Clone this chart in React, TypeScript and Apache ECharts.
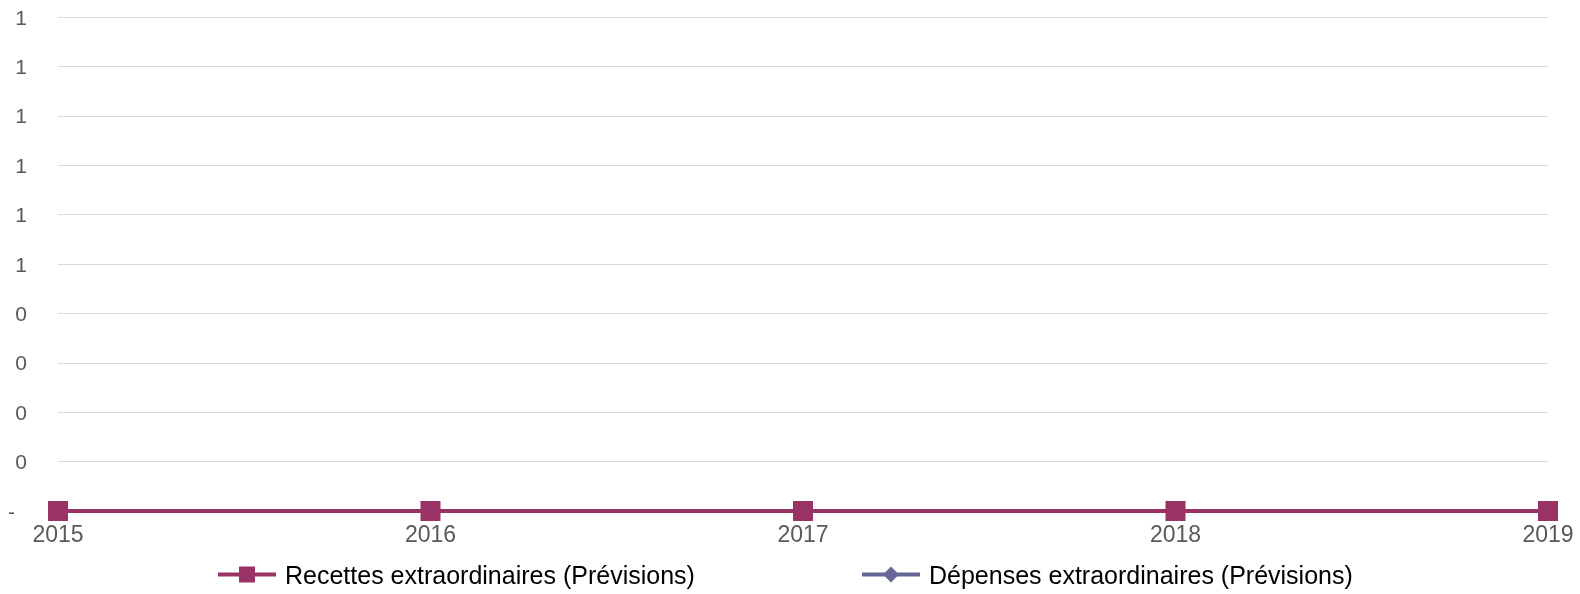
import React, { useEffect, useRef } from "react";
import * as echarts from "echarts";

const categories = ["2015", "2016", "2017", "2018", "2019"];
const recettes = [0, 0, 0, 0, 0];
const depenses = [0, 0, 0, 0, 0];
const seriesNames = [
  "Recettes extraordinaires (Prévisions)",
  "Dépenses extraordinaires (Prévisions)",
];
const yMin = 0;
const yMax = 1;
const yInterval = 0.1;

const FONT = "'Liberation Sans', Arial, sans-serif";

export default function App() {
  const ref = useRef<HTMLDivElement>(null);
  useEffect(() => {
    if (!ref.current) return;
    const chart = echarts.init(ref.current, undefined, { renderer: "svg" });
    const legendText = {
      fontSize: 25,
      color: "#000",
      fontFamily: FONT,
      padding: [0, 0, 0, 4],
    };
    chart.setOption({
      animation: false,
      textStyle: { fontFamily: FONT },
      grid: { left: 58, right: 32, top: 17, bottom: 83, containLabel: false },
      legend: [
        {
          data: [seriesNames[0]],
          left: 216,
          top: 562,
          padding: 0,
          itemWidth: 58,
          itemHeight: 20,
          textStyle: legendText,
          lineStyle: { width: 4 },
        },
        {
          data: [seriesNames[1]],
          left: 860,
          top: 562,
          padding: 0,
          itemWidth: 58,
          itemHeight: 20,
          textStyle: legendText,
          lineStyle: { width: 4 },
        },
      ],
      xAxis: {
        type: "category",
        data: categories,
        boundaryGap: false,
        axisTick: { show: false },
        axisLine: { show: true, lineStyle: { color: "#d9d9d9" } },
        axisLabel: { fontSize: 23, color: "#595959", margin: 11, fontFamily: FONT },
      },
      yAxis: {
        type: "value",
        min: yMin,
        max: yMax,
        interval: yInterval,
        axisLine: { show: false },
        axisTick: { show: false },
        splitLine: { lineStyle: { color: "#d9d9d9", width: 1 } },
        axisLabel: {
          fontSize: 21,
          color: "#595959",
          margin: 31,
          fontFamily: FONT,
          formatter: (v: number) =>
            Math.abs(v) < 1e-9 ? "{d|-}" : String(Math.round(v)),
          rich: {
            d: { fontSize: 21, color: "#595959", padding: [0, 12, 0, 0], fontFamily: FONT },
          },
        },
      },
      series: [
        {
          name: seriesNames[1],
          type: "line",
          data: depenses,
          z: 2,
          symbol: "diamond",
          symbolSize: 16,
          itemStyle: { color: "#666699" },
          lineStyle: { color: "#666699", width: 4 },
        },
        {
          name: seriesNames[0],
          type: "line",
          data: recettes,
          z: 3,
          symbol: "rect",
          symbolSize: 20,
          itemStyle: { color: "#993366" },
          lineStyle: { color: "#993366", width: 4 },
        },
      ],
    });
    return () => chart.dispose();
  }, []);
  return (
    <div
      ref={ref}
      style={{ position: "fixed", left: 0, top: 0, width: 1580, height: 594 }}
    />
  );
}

⁂

## [What you will do]
Identify every line above that includes the word "React", and show those lines.

## [Solution to this exercise]
Clone this chart in React, TypeScript and Apache ECharts.
import React, { useEffect, useRef } from "react";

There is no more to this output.